Stress, anxiety, and depression are relatively common experiences, each with their own distinctive features.
Stress is a physical and psychological response to changing conditions, a normal part of day to day life that can in fact be positive – generating energy, alertness, and motivation to complete a range of tasks. Difficulties arise when too much stress is experienced at once; or smaller but significant amounts are experienced over a prolonged period of time. Ongoing stress can be detrimental to physical and mental health.
Anxiety is a strong sense of unease or worry in response to a perceived threat. In most situations stress and feelings of anxiety lessen when a stressful or threatening situation is removed. However sometimes the sense of uneasiness is not easily controlled and continues in the absence of any real threat, interfering with a person’s day to day functioning. Clinical anxiety is the most common mental health concern in Australia, with one in three women and one in five men experiencing some form in any twelve month period.
Depression, much more than simply ‘feeling down’, is a serious condition that will affect one in six Australians at some point in our lives. It is the leading cause of disability worldwide. Intense feelings of sadness for extended periods of time impact on the ability to function day to day, impairing the ability to enjoy activities that once gave pleasure, and people may experience social withdrawal and isolation. Early treatment for depression is vital to ensure the best long-term outcome.
The good news is that as these conditions are so common, there is a vast body of research into effective treatments. As well as support and understanding, Huon Counselling can provide you with techniques to reduce external stress, calm and regulate emotions, improve your sense of self-worth, and re-engage with living a vital life.
The importance of feeling supported, confident, and calm in your role as a parent cannot be overstated. Finding ways to nurture yourself and avoid burnout is a vital part of this process, but with most of us living busy lives it’s not always easy to know how and where to start. Particular stages in your child’s development, individual temperaments, and life circumstances, all contribute to different challenges that we meet while parenting.
Any experience that can damage a person’s sense of trust that the world is a safe place has the potential to result in trauma. The types of events that may result in trauma may be one-off occurrences such as experiencing theft, physical assault, flood, or fire; or ongoing experiences such as being subjected to bullying, domestic abuse, living in war-zones, or experiencing life-threatening illness.
Not all potentially traumatic events result in trauma. People react in different ways, depending on such things as the duration of the experience, whether it was of an interpersonal nature, and how much support was received at the time. For some, the resulting feelings of confusion, betrayal, and insecurity may be ongoing and severe. Trauma of an ongoing nature, especially if experienced during childhood, can have long term consequences that affect a person’s feelings of self-worth, and can be linked to anxiety, anger, depression, shame, alcohol and drug abuse, and difficulties relating to others.
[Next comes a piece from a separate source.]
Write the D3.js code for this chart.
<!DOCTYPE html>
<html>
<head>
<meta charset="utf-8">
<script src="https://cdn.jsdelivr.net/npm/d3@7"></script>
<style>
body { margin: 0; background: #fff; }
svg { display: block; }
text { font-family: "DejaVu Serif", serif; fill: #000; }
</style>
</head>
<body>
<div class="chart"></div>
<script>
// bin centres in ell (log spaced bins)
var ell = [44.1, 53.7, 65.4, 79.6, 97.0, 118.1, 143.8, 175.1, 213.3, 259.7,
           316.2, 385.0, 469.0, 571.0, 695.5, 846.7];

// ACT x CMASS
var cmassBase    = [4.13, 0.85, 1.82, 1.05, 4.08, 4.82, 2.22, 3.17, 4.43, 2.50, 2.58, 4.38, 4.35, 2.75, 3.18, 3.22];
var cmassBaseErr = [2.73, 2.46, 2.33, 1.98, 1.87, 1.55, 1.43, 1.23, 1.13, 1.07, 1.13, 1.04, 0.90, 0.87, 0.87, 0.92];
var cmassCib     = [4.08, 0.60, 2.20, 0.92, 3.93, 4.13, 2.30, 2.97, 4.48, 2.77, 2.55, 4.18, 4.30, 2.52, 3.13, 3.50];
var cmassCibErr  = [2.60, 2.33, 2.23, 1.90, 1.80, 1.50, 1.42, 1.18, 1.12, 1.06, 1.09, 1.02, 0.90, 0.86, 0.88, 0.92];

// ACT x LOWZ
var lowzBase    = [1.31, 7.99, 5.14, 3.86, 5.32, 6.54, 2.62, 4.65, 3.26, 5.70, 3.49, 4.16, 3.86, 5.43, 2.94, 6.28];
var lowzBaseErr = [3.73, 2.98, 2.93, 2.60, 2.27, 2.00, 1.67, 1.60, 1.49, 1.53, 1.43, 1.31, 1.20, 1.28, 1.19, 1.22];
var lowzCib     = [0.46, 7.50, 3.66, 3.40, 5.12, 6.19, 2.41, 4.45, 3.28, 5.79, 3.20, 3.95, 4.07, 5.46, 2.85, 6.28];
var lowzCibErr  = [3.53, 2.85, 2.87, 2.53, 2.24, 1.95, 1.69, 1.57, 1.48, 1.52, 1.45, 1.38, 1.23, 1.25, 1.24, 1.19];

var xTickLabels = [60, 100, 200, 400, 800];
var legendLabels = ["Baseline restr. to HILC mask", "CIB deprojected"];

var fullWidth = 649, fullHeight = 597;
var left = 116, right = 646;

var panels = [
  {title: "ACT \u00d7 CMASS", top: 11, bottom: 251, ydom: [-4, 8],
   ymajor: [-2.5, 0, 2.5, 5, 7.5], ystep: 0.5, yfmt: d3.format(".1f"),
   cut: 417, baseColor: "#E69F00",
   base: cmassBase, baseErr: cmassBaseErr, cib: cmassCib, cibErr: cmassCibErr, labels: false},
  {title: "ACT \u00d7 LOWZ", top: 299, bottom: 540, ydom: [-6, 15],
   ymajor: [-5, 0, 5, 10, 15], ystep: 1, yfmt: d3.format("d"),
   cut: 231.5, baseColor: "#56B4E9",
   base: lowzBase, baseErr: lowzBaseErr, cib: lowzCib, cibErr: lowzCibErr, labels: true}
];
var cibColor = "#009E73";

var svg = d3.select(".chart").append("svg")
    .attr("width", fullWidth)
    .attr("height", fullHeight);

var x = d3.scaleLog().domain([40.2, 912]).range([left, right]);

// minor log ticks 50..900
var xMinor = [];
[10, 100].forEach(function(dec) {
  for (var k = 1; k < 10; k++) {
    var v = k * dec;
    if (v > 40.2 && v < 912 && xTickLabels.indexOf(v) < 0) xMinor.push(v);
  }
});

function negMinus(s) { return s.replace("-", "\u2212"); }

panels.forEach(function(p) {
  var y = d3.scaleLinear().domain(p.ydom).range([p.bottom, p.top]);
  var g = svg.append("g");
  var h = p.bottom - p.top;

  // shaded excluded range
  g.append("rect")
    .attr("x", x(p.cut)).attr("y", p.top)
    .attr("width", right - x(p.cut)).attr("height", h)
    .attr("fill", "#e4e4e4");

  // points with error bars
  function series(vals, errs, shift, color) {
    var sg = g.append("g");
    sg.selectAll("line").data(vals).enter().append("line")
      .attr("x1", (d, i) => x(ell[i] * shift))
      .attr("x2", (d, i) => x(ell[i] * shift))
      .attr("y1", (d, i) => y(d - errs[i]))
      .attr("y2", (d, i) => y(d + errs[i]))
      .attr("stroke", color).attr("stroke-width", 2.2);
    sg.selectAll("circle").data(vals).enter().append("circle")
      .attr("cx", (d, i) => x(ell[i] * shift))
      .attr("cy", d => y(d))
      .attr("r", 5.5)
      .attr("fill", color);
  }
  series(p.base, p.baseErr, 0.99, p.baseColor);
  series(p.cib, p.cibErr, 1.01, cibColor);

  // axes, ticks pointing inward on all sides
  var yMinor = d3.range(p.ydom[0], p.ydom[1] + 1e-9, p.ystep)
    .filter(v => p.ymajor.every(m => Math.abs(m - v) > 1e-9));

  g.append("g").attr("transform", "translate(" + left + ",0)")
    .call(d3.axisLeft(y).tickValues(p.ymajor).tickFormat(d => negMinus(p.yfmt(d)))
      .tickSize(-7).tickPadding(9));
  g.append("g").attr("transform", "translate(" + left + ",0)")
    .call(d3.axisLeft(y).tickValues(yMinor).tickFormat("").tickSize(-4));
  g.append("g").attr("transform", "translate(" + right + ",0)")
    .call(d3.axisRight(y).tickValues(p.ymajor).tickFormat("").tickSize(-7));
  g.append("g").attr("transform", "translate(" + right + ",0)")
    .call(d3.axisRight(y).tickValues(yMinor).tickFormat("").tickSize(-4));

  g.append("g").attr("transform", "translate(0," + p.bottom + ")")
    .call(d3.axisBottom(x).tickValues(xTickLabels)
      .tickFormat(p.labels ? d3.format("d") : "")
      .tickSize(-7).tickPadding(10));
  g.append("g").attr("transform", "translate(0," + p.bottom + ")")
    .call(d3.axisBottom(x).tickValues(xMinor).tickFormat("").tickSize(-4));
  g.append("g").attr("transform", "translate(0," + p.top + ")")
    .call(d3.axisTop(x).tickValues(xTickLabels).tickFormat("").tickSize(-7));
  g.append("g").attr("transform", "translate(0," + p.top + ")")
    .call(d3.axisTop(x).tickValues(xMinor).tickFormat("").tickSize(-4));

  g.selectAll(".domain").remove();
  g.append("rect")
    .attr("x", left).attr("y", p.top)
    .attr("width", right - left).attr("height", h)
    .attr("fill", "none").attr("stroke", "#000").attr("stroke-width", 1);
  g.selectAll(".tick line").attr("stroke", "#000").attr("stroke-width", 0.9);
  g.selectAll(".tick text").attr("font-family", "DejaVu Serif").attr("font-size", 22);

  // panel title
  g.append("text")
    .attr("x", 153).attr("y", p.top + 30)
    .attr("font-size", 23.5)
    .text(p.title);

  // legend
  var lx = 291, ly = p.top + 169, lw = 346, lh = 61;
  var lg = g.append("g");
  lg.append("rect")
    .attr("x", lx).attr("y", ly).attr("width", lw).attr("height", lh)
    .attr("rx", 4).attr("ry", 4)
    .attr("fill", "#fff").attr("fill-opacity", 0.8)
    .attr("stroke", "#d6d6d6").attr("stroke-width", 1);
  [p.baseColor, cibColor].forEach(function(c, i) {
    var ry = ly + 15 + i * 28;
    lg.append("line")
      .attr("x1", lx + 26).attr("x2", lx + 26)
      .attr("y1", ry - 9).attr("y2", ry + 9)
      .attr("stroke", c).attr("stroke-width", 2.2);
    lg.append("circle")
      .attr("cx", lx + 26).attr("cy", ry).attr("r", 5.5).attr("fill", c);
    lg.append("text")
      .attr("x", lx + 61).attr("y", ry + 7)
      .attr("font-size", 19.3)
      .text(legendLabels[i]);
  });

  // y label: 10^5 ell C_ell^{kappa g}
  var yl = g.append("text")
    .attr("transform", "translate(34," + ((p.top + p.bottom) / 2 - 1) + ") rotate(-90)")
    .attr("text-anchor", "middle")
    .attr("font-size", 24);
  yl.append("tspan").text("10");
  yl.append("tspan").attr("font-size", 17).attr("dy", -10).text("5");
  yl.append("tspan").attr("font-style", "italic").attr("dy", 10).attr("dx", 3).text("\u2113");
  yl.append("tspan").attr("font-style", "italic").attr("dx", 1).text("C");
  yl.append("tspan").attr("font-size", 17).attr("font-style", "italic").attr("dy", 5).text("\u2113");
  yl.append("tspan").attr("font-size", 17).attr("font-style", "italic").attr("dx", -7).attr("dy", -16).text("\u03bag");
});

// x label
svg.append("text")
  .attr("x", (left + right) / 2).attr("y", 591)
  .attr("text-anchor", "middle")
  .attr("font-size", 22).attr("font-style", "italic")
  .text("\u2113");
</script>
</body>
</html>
Counselling can help you to find ways to alleviate the severity of many of these symptoms; to cope with and lessen unwanted thoughts, develop a greater sense of safety, self-worth, and inner harmony, and live life more fully.
Emotions such as anger, fear, self-criticism, sadness, loneliness, and jealousy, can feel particularly overwhelming; and many people have troubles understanding, tolerating, and responding effectively when they arise.
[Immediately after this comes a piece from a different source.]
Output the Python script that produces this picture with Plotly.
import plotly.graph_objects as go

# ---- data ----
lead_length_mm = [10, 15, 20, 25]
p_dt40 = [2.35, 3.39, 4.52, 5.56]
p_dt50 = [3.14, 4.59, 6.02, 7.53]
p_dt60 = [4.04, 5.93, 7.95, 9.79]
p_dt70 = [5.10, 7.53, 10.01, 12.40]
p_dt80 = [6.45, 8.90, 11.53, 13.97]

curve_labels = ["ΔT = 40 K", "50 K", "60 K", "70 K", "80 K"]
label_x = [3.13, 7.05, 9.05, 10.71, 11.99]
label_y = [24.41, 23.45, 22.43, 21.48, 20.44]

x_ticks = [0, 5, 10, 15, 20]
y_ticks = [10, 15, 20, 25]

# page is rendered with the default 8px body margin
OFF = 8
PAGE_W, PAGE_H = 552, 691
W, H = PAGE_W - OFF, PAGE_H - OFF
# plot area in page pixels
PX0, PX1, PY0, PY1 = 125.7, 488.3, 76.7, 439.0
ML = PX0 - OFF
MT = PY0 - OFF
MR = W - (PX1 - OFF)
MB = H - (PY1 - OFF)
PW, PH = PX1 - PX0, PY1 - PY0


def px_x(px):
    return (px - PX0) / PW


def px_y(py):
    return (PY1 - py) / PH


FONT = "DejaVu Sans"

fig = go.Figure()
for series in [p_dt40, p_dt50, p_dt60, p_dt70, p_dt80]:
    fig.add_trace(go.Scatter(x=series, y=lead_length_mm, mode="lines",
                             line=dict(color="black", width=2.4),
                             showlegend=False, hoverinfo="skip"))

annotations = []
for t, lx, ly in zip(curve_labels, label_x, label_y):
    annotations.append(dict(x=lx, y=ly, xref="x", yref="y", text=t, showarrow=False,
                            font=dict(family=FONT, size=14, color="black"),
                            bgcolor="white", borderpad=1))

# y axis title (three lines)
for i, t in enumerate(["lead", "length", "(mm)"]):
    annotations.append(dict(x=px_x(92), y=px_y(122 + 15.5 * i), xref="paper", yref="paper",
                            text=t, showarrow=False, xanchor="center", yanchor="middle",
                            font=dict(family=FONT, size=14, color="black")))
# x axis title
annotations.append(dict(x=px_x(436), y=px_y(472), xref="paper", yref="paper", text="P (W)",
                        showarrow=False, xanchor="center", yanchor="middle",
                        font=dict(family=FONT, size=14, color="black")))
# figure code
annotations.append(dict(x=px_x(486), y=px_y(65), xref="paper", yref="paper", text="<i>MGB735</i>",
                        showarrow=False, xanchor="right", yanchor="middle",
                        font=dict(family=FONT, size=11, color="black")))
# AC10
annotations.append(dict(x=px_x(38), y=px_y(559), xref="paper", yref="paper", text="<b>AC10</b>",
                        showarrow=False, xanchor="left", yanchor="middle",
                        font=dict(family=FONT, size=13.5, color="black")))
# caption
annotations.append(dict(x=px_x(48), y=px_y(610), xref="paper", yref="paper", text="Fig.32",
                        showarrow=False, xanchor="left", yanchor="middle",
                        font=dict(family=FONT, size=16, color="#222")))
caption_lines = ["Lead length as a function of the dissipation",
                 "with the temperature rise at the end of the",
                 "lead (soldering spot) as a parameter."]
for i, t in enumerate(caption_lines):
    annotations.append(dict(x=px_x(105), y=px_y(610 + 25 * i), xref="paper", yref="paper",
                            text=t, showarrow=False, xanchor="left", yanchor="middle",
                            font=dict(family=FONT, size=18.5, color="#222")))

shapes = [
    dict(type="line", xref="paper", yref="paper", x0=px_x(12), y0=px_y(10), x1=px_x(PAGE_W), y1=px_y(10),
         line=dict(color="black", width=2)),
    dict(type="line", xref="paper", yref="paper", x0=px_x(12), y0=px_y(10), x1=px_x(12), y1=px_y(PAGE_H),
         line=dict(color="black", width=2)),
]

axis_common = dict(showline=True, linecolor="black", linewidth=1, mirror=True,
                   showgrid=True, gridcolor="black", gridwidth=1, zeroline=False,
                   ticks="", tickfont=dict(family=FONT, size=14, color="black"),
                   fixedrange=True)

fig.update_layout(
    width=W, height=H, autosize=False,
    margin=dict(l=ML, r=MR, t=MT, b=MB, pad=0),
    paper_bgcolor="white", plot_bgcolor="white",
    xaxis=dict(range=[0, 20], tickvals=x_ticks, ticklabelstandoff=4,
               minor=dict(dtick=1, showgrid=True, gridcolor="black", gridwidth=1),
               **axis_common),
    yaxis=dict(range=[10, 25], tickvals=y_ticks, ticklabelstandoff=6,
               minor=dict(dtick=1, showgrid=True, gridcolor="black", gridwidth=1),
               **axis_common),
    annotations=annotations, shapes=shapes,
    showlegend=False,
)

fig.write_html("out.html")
These emotions are an important part of life, and serve valuable functions as part of the complete experience of being human. It is important that we understand them; learning to accept and acknowledge, to allow them the space to be felt; and at the same time keep our sense of self and self-control intact. We can do this by learning more about what emotions are and why we have them, how they relate to bodily processes, thought processes, and social relationships. Perhaps most importantly, we can learn techniques to help us feel soothed and calm, and respond in the best way possible when these feelings arise.
Perhaps the most difficult form of grief we can experience is that from the death of a loved one. There is no set pattern to grief, and no ‘correct’ way to grieve. Counselling can provide gentle support as you find your own way to work through this process. It can help you to explore and express your feelings, and to find a sense of meaning in your loss. If somebody you love has died, counselling can help you adjust to a world in which they are physically absent, while honouring your enduring connection and relationship.